Natural vs. Synthetic Ingredients
Modern perfumery uses both natural extracts and lab-created molecules. Neither is inherently better — the best fragrances combine both to create scents that are richer, longer-lasting, and more consistent than either could achieve alone.
Natural Ingredients
- Extracted from plants, flowers, woods, resins, and animal sources
- Complex and multifaceted — each batch is slightly unique
- Can vary by harvest, region, and climate
- Often more expensive due to limited supply
- Some are restricted or endangered (real oud, musk deer)
- Examples: rose absolute, jasmine, sandalwood oil, vanilla
Synthetic Ingredients
- Created in laboratories to replicate or invent new scents
- Consistent batch to batch — reliable and precise
- Often more sustainable and cruelty-free
- Enable scents impossible to extract naturally (ocean, rain, metal)
- Can be engineered for extreme longevity and projection
- Examples: ambroxan, Iso E Super, Hedione, cashmeran
Many iconic fragrances owe their character to synthetic breakthroughs. Chanel No. 5 was revolutionary specifically because it embraced aldehydes — a class of synthetic notes that gave it an abstract, sparkling quality no natural ingredient could replicate.
Popular Fragrance Accords
An accord is a blend of two or more notes that combine to create a new, unified scent impression — like mixing colors to create a new shade. These are the most common accords you'll encounter in fragrance descriptions.
Fougere (Fern)
The backbone of men's fragrances for over a century. Clean, fresh, and slightly herbaceous with a barbershop quality.
Lavender + oakmoss + coumarin (tonka)
Chypre
Sophisticated and earthy with a mossy, woody character. A classic framework for elegant perfumes.
Bergamot + oakmoss + labdanum + patchouli
Oriental (Amber)
Warm, sweet, and sensual. The go-to accord for evening and cold-weather fragrances.
Vanilla + amber + spices + resins
Aromatic
Fresh and herbaceous, often used in sporty or casual men's fragrances. Clean without being boring.
Sage + rosemary + lavender + citrus
Aquatic (Ozonic)
Fresh, clean, and watery. Evokes the ocean, rain, and sea breeze. Popular in modern summer fragrances.
Calone + marine notes + citrus + light musk
Gourmand
Sweet and edible. Inspired by desserts and confections. A modern category that has exploded in popularity.

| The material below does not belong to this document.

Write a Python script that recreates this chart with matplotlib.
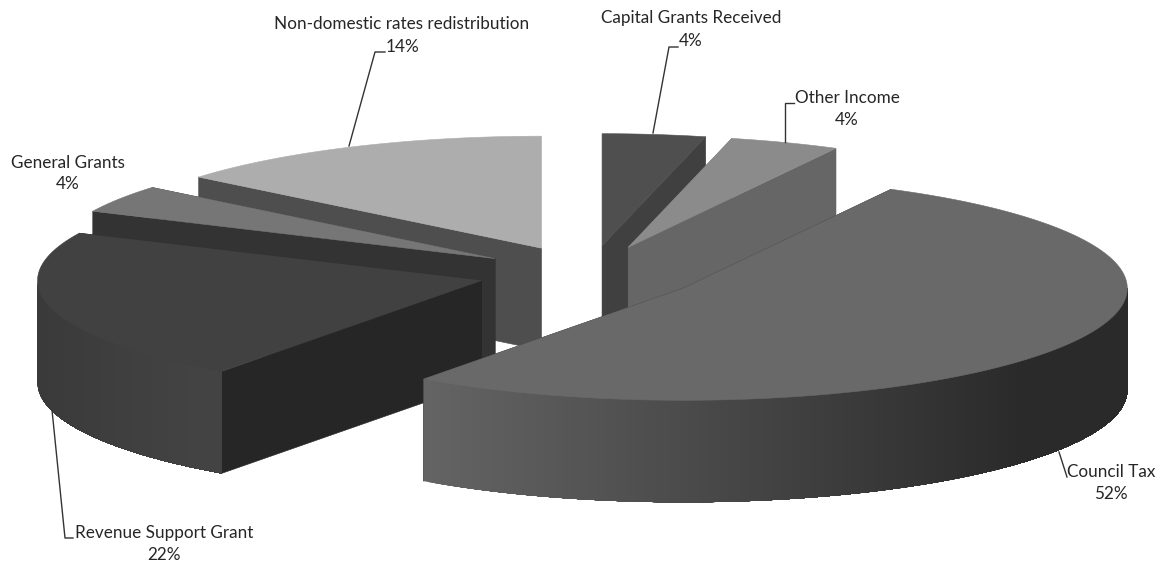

Vanilla + caramel + chocolate + praline + coffee
How to Read a Fragrance Note Breakdown
When you see a fragrance listing with notes, here's how to interpret what you'll actually experience:
The Note Pyramid
- Top notes tell you what the fragrance smells like in the first 5 to 15 minutes. These are the "opening" — bright, light, and attention-grabbing.
- Heart/middle notes are what you and others will smell for most of the day. This is the fragrance's true identity.
- Base notes are what lingers on your skin and clothes 4+ hours later. They're the lasting impression.
Tips for Note Reading
- Notes are not ingredients. A "leather" note doesn't contain actual leather — it's a blend of ingredients that creates the impression of leather.
- Order matters. Notes listed first within a category are typically the most prominent.
- Context changes everything. Rose smells different next to oud than it does next to lemon. The same note can feel completely different in different compositions.
- Your skin is unique. Body chemistry, pH, and moisture levels all affect how notes develop on you. A fragrance that smells sweet on one person might lean smoky on another.
- Note lists are marketing tools. Perfumers may list appealing ingredients prominently while downplaying synthetic molecules that actually drive the scent. Use note lists as a starting point, not gospel.